Comment notre société en est-elle arrivée là ? On peut dater ce glissement au début des années 2010, avec la nouvelle constitution qui étend le champ politique et ses attributions, élargissant d’autant l’espace de la critique plus enragée qu’engagée et du populisme immodéré et outrancier. Depuis le début des années 2010, aussi, le levier des réseaux sociaux en développement sert aussi de caisse de résonnance aux différentes colères qui s’expriment, débridées, incontrôlées, incontrôlables.
 

La décennie 2010 a connu, sur le plan politique, la domination du PJD, avec le tonitruant et excellent tribun Abdelilah Benkirane. Son verbe et sa présence ont été « contrés » par un déferlement de violence, de haine, contre son parti et sa mouvance, d’une manière générale, scindant la société en deux. L’homme et ses hommes (et femmes) ont répondu de manière encore plus véhémente, excommuniant à tour de bras, vouant leurs contempteurs à la géhenne, lesquels contempteurs accusent à leur tour les PJDistes de félonie cachée et de déloyauté masquée. Le discours politique s’éloigne, la violence s’installe, et avec elle le danger.
 

En 2018, la campagne de boycott qui avait ciblé trois enseignes commerciales et les entreprises qui vont avec s’était déchaînée contre l’une d’elles en particulier, celle du chef du gouvernement. La violence était inouïe, les dégâts financiers pour l’entreprise et mentaux pour son propriétaire étaient considérables.

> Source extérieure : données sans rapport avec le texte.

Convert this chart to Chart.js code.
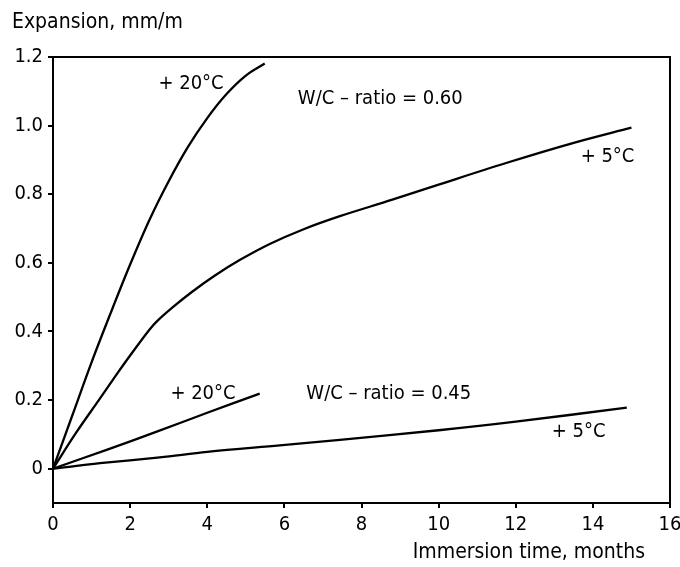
<!DOCTYPE html>
<html>
<head>
<meta charset="utf-8">
<script src="https://cdn.jsdelivr.net/npm/chart.js@4.4.1/dist/chart.umd.min.js"></script>
<style>
  html, body { margin: 0; padding: 0; background: #fff; }
  #wrap { width: 680px; height: 567px; }
</style>
</head>
<body>
<div id="wrap"><canvas id="c" width="680" height="567"></canvas></div>
<script>
// ---- data (months, mm/m) ----
const w60_20_x = [0, 0.5, 1.0, 1.5, 2.0, 2.5, 3.0, 3.5, 4.0, 4.5, 5.0, 5.49];
const w60_20_y = [0, 0.155, 0.31, 0.455, 0.595, 0.725, 0.838, 0.938, 1.022, 1.092, 1.146, 1.181];

const w60_5_x = [0, 0.6, 1.22, 1.65, 2.0, 2.5, 2.7, 3.1, 3.6, 4.2, 4.84, 5.62, 6.5, 7.44, 8.8, 10.0, 11.75, 13.48, 15.0];
const w60_5_y = [0, 0.105, 0.205, 0.275, 0.33, 0.405, 0.43, 0.47, 0.515, 0.563, 0.608, 0.655, 0.698, 0.736, 0.784, 0.828, 0.891, 0.949, 0.994];

const w45_20_x = [0, 1.39, 2.69, 4.0, 5.36];
const w45_20_y = [0, 0.055, 0.108, 0.163, 0.219];

const w45_5_x = [0, 1.22, 2.77, 4.0, 5.88, 7.44, 10.0, 12.0, 14.88];
const w45_5_y = [0, 0.016, 0.033, 0.049, 0.068, 0.084, 0.112, 0.137, 0.178];

const xTicks = [0, 2, 4, 6, 8, 10, 12, 14, 16];
const yTicks = [0, 0.2, 0.4, 0.6, 0.8, 1.0, 1.2];
const yTickLabels = ["0", "0.2", "0.4", "0.6", "0.8", "1.0", "1.2"];

const labelTexts = ["+ 20°C", "W/C – ratio = 0.60", "+ 5°C", "+ 20°C", "W/C – ratio = 0.45", "+ 5°C"];
const labelX = [3.58, 6.35, 14.38, 3.89, 6.57, 13.63];
const labelY = [1.123, 1.077, 0.910, 0.219, 0.219, 0.108];
const labelAlign = ["center", "left", "center", "center", "left", "center"];

const yTitle = "Expansion, mm/m";
const xTitle = "Immersion time, months";

// ---- build ----
const FONT = "'DejaVu Sans Condensed', 'Liberation Sans Narrow', 'DejaVu Sans', sans-serif";
function pts(xs, ys) { return xs.map((x, i) => ({ x: x, y: ys[i] })); }
const lineStyle = { showLine: true, borderColor: '#000', borderWidth: 2.3, pointRadius: 0, tension: 0.35, fill: false };

const textPlugin = {
  id: 'texts',
  afterDraw(chart) {
    const ctx = chart.ctx, a = chart.chartArea, sx = chart.scales.x, sy = chart.scales.y;
    ctx.save();
    ctx.strokeStyle = '#000'; ctx.lineWidth = 2;
    ctx.beginPath();
    ctx.moveTo(a.left, a.top); ctx.lineTo(a.right, a.top); ctx.lineTo(a.right, a.bottom);
    ctx.stroke();
    ctx.fillStyle = '#000';
    ctx.font = "20px " + FONT;
    ctx.textBaseline = 'middle';
    for (let i = 0; i < labelTexts.length; i++) {
      ctx.textAlign = labelAlign[i];
      ctx.fillText(labelTexts[i], sx.getPixelForValue(labelX[i]), sy.getPixelForValue(labelY[i]));
    }
    ctx.font = "21px " + FONT;
    ctx.textAlign = 'left';
    ctx.fillText(yTitle, 12, 23);
    ctx.textAlign = 'right';
    ctx.fillText(xTitle, 645, 553);
    ctx.restore();
  }
};

new Chart(document.getElementById('c'), {
  type: 'scatter',
  data: {
    datasets: [
      Object.assign({ data: pts(w60_20_x, w60_20_y) }, lineStyle),
      Object.assign({ data: pts(w60_5_x, w60_5_y) }, lineStyle),
      Object.assign({ data: pts(w45_20_x, w45_20_y) }, lineStyle),
      Object.assign({ data: pts(w45_5_x, w45_5_y) }, lineStyle)
    ]
  },
  options: {
    responsive: false,
    animation: false,
    events: [],
    layout: { padding: { top: 57, right: 0, left: 0, bottom: 0 } },
    plugins: { legend: { display: false }, tooltip: { enabled: false } },
    scales: {
      x: {
        type: 'linear', min: 0, max: 16,
        afterBuildTicks: s => { s.ticks = xTicks.map(v => ({ value: v })); },
        afterFit: s => { s.height = 64; s.paddingRight = 10; s.paddingLeft = 0; },
        ticks: { color: '#000', font: { size: 20, family: FONT }, padding: 5, maxRotation: 0,
                 callback: v => String(v) },
        grid: { display: true, drawOnChartArea: false, drawTicks: true, tickLength: 5, color: '#000', lineWidth: 2 },
        border: { display: true, color: '#000', width: 2 }
      },
      y: {
        type: 'linear', min: -0.1, max: 1.2,
        afterBuildTicks: s => { s.ticks = yTicks.map(v => ({ value: v })); },
        afterFit: s => { s.width = 53; s.paddingTop = 0; s.paddingBottom = 0; },
        ticks: { color: '#000', font: { size: 20, family: FONT }, padding: 5,
                 callback: (v, i) => yTickLabels[i] },
        grid: { display: true, drawOnChartArea: false, drawTicks: true, tickLength: 5, color: '#000', lineWidth: 2 },
        border: { display: true, color: '#000', width: 2 }
      }
    }
  },
  plugins: [textPlugin]
});
</script>
</body>
</html>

Pour M. Akhannouch alors, la phase du fameux blocage institutionnel de début 2017 se payait cash et trash.

 


Et aujourd’hui, voilà que l’opinion publique marocaine est secouée par une affaire très simple, un faits divers portant sur un présumé viol en réunion, ou non, sur une dame consentante, ou non, avec violence, ou non, par deux, trois, quatre individus, ou personne. Rien n’est précis dans cette histoire, en dehors des filiations des présumés coupables et réels détenus, mais les condamnations de la rue sont déjà tombées. Que le fils du chef d’une grande organisation professionnelle soit impliqué, et voilà que tout retombe sur le père ; son nom est partout et, comme si cela ne suffisait pas, sa photo aussi, comme s’il était coupable de ce pourquoi la justice interroge son fils et d'autres progénitures aux parents tous aussi bien placés.
 

Cela étant, il faut dire que tant cette organisation que l’actuel chef du gouvernement, ou encore Abdelilah Benkirane, tous auront alimenté cette animosité, cette haine pour tout dire, qui aujourd’hui agite notre société. Clientélisme et ostracisme, condescendance et mauvaise gouvernance, vanités diverses et ambitions multiples, permissivité coupable de parents nantis à l’égard de leurs progénitures dorées, autant de comportements qui nourrissent le doute, puis la rancœur et enfin l’animosité de la population à l’égard des puissants, le tout hissé par le levier numérique jusqu’aux sommets de la colère.
 

D’un côté, une oligarchie économique agissant en groupe(s) et plutôt prédatrice et un gouvernement mené par un technocrate et ses créatures (au sens premier du terme) renfermés sur eux-mêmes, de l’autre, une population qui ne se remet pas des crises successives, de la permacrise qui secoue tous les pays dont le Maroc, et une technologie numérique qui permet d’accabler qui on veut, comme on veut, autant qu'on peut… voilà le schéma d’aujourd’hui au sein de notre société.
 

La solution pour endiguer cette colère croissante ? Une justice juste, équitable, indépendante, et exhaustive, non sélective. Est-ce le cas ? A chacun son avis.